Linear Feet Calculator for Fence
Every fence project starts with one number: the total fence linear feet you need to build. This linear feet calculator for fence jobs takes either simple rectangular yard dimensions or each side of an irregular lot, subtracts gate openings, and returns the exact linear feet plus posts, rails, pickets, and a 2025 material cost estimate. Use it with a fence linear foot calculator workflow before buying materials or getting bids.
What Is Fence Linear Feet
Fence linear feet is simply the total length of fencing measured around the perimeter in one dimension. 1 foot of length = 1 linear foot. Fence contractors, material suppliers, and lumber yards all quote by the linear foot because it is the common unit for comparing materials (wood vs vinyl vs chain link) and labor.
How to Measure Fence Linear Feet
Rectangular yard
For a rectangular lot with the fence going around all four sides:
Linear feet = 2 x (length + width)
Example: a 100 ft by 50 ft yard = 2 x (100 + 50) = 300 linear feet.
Partial fence (typical backyard U-shape)
Most backyard fences skip the side along the house. For a 100 ft by 50 ft yard with the house along one long side:
Linear feet = 1 x 100 + 2 x 50 = 200 linear feet
Or enter the three fenced sides separately: 100 + 50 + 50 = 200 ft.
Irregular or L-shaped lot
For an irregular lot, break it into straight runs and add them up. Example: an L-shaped back corner with a 60 ft side, a 20 ft return, a 40 ft long leg, and a 30 ft return = 150 linear feet.
Subtract Gate Openings
Pickets and rails are not needed across gate openings, so subtract each gate width from the fence linear feet before ordering pickets and rails. Example: 200 linear feet total, one 4 ft walk gate = 196 feet of picket-covered fence.

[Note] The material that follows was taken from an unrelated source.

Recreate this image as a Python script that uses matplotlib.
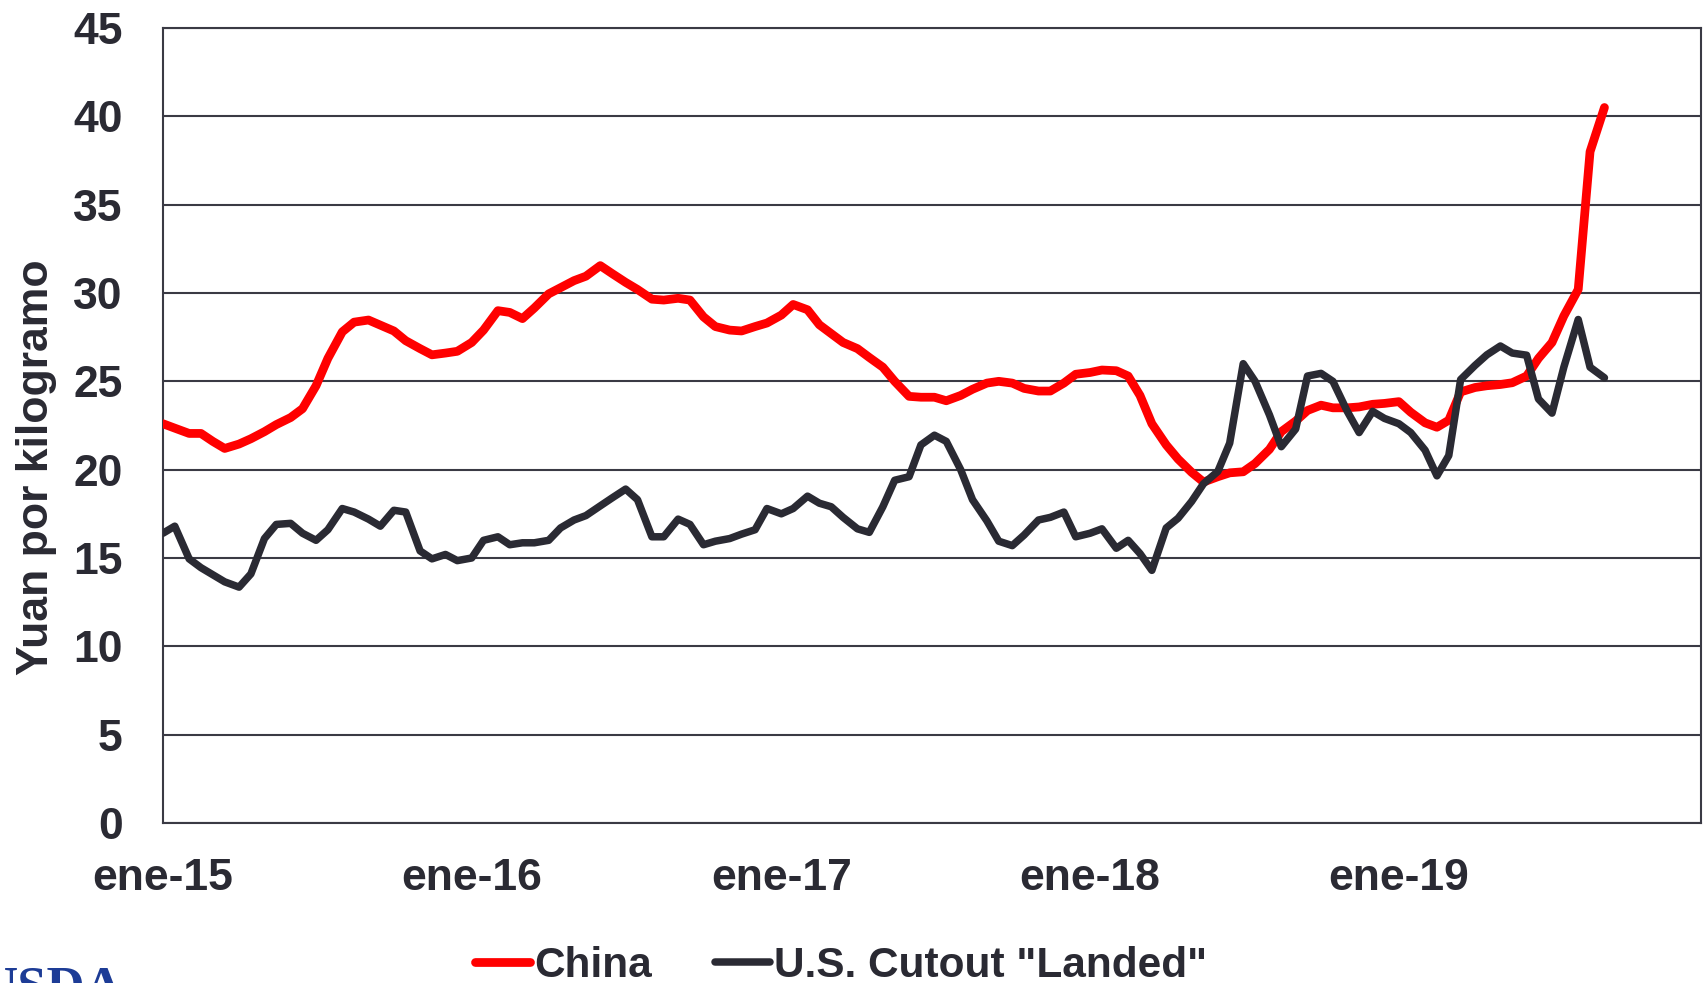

Posts, however, are still needed at gate openings (2 extra per gate for hinge and latch sides), so the fence linear foot calculator should add those back when counting posts.
Fence Linear Foot Calculator Example: 300 ft Privacy Fence
For a 6 ft cedar privacy fence on a 300 ft perimeter with one 4 ft gate at 8 ft post spacing:
- Net fence LF: 300 - 4 = 296 ft
- Sections: ceil(296 / 8) = 37 sections
- Line posts: 37 + 1 end = 38
- Gate posts: 2 (1 gate)
- Total posts: 40 posts (8 ft 4x4 cedar at $18 = $720)
- Rails: 37 sections x 3 rails (6 ft fence) = 111 rails ($888)
- Pickets: 296 x 12 / 3.5 = 1,015 pickets ($5,075)
- Concrete: 42 bags ($210)
- Hardware: 300 x $1 = $300
Total material cost: ~$7,200 (DIY, cedar privacy fence, 2025 prices).
How Many Linear Feet Does a Typical Backyard Need?
| Lot Size | Perimeter (4 sides) | Common Fenced LF |
|---|---|---|
| 5,000 sq ft (50x100) | 300 ft | 200 ft (3 sides) |
| 7,500 sq ft (75x100) | 350 ft | 225 ft (3 sides) |
| 10,000 sq ft (100x100) | 400 ft | 300 ft (3 sides) |
| 1/4 acre (100x109) | 418 ft | 309 ft (3 sides) |
| 1/2 acre (145x150) | 590 ft | 440 ft (3 sides) |
Most residential projects are 150-400 linear feet.
Fence Linear Foot Calculator vs Area Calculator
A fence linear foot calculator measures the perimeter in feet; an area calculator measures the enclosed square footage. Fence linear feet is what you need for ordering materials and comparing contractor bids. Square footage of the yard does not translate directly to fence cost.
Using This Linear Feet Calculator for Fence Estimates
Once you have the linear feet number, you can use it as the input for:
- Fence post count: ceil(LF / post spacing) + 1
- Picket count: LF x 12 / picket width (for butted privacy fence)
- Rail count: sections x 2 or 3 (depending on height)
- Material cost estimator: LF x price per foot ($15-30 for wood privacy, $8-20 for chain link, $25-60 for vinyl)
- Labor cost estimator: typically 40-60 percent of material cost
The fence linear foot number flows into every downstream calculation, so get it right first.
Common Mistakes
- Forgetting to subtract gate openings when ordering pickets (you will end up with 15-20 extra pickets)
- Measuring inside the property line when the fence goes on the line (leaves 6-12 inches of dead yard)
- Not accounting for corner posts as both end-of-run and start-of-run
- Missing small returns on L-shaped or zigzag lot corners
- Rounding down the fence linear feet (leaves you short on materials)
Always round up, add 5-10 percent waste for pickets, and order one extra post for oops.